■ What to produce
From the first line of the data down to and including the line with "(komunikasib) at (692,325)", copy everything exactly, leaving out pictures.

◆ ◆ ◆ ◆

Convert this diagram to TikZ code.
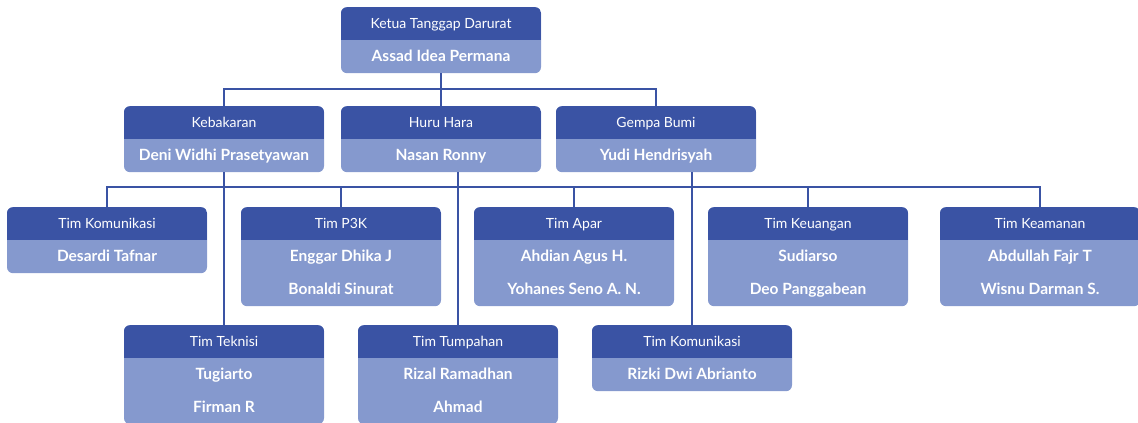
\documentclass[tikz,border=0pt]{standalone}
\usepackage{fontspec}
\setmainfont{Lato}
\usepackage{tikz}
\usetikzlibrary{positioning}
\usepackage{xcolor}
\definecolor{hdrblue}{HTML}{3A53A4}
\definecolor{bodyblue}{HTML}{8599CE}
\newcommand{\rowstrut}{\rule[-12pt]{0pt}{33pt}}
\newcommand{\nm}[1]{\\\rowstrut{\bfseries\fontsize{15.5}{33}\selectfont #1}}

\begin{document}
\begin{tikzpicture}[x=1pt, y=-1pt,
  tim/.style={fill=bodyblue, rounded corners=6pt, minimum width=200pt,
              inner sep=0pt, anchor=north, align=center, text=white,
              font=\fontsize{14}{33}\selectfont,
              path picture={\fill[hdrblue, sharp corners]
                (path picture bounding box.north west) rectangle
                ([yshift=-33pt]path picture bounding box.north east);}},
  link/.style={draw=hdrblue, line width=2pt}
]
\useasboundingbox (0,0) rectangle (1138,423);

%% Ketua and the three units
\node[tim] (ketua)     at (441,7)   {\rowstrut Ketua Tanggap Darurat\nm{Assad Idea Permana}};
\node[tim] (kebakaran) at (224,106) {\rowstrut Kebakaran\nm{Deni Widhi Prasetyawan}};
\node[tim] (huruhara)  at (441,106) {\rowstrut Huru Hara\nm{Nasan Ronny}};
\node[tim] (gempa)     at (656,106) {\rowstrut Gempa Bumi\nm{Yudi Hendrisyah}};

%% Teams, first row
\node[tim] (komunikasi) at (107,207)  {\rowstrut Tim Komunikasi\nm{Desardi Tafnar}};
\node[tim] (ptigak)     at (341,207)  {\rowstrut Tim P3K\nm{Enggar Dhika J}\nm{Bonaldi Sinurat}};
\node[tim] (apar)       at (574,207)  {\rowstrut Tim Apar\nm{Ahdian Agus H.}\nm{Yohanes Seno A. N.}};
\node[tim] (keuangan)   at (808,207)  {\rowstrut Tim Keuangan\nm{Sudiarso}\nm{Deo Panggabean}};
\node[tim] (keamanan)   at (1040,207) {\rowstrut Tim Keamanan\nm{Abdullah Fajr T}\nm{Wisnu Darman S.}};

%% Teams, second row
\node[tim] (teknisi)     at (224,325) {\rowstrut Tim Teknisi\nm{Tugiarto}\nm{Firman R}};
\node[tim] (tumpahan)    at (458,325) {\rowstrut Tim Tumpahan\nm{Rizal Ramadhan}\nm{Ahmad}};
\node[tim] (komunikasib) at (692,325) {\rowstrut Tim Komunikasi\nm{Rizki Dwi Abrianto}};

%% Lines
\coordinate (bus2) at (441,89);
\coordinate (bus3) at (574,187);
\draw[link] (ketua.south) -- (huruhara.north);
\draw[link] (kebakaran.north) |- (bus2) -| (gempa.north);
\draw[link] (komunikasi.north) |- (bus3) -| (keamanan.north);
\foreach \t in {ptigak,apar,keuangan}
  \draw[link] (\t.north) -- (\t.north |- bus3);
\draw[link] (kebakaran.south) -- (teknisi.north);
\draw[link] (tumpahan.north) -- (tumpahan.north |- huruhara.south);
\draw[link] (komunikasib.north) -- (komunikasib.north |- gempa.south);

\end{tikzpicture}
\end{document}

◆ ◆ ◆ ◆

■ Result of this task
Convert this diagram to TikZ code.
\documentclass[tikz,border=0pt]{standalone}
\usepackage{fontspec}
\setmainfont{Lato}
\usepackage{tikz}
\usetikzlibrary{positioning}
\usepackage{xcolor}
\definecolor{hdrblue}{HTML}{3A53A4}
\definecolor{bodyblue}{HTML}{8599CE}
\newcommand{\rowstrut}{\rule[-12pt]{0pt}{33pt}}
\newcommand{\nm}[1]{\\\rowstrut{\bfseries\fontsize{15.5}{33}\selectfont #1}}

\begin{document}
\begin{tikzpicture}[x=1pt, y=-1pt,
  tim/.style={fill=bodyblue, rounded corners=6pt, minimum width=200pt,
              inner sep=0pt, anchor=north, align=center, text=white,
              font=\fontsize{14}{33}\selectfont,
              path picture={\fill[hdrblue, sharp corners]
                (path picture bounding box.north west) rectangle
                ([yshift=-33pt]path picture bounding box.north east);}},
  link/.style={draw=hdrblue, line width=2pt}
]
\useasboundingbox (0,0) rectangle (1138,423);

%% Ketua and the three units
\node[tim] (ketua)     at (441,7)   {\rowstrut Ketua Tanggap Darurat\nm{Assad Idea Permana}};
\node[tim] (kebakaran) at (224,106) {\rowstrut Kebakaran\nm{Deni Widhi Prasetyawan}};
\node[tim] (huruhara)  at (441,106) {\rowstrut Huru Hara\nm{Nasan Ronny}};
\node[tim] (gempa)     at (656,106) {\rowstrut Gempa Bumi\nm{Yudi Hendrisyah}};

%% Teams, first row
\node[tim] (komunikasi) at (107,207)  {\rowstrut Tim Komunikasi\nm{Desardi Tafnar}};
\node[tim] (ptigak)     at (341,207)  {\rowstrut Tim P3K\nm{Enggar Dhika J}\nm{Bonaldi Sinurat}};
\node[tim] (apar)       at (574,207)  {\rowstrut Tim Apar\nm{Ahdian Agus H.}\nm{Yohanes Seno A. N.}};
\node[tim] (keuangan)   at (808,207)  {\rowstrut Tim Keuangan\nm{Sudiarso}\nm{Deo Panggabean}};
\node[tim] (keamanan)   at (1040,207) {\rowstrut Tim Keamanan\nm{Abdullah Fajr T}\nm{Wisnu Darman S.}};

%% Teams, second row
\node[tim] (teknisi)     at (224,325) {\rowstrut Tim Teknisi\nm{Tugiarto}\nm{Firman R}};
\node[tim] (tumpahan)    at (458,325) {\rowstrut Tim Tumpahan\nm{Rizal Ramadhan}\nm{Ahmad}};
\node[tim] (komunikasib) at (692,325) {\rowstrut Tim Komunikasi\nm{Rizki Dwi Abrianto}};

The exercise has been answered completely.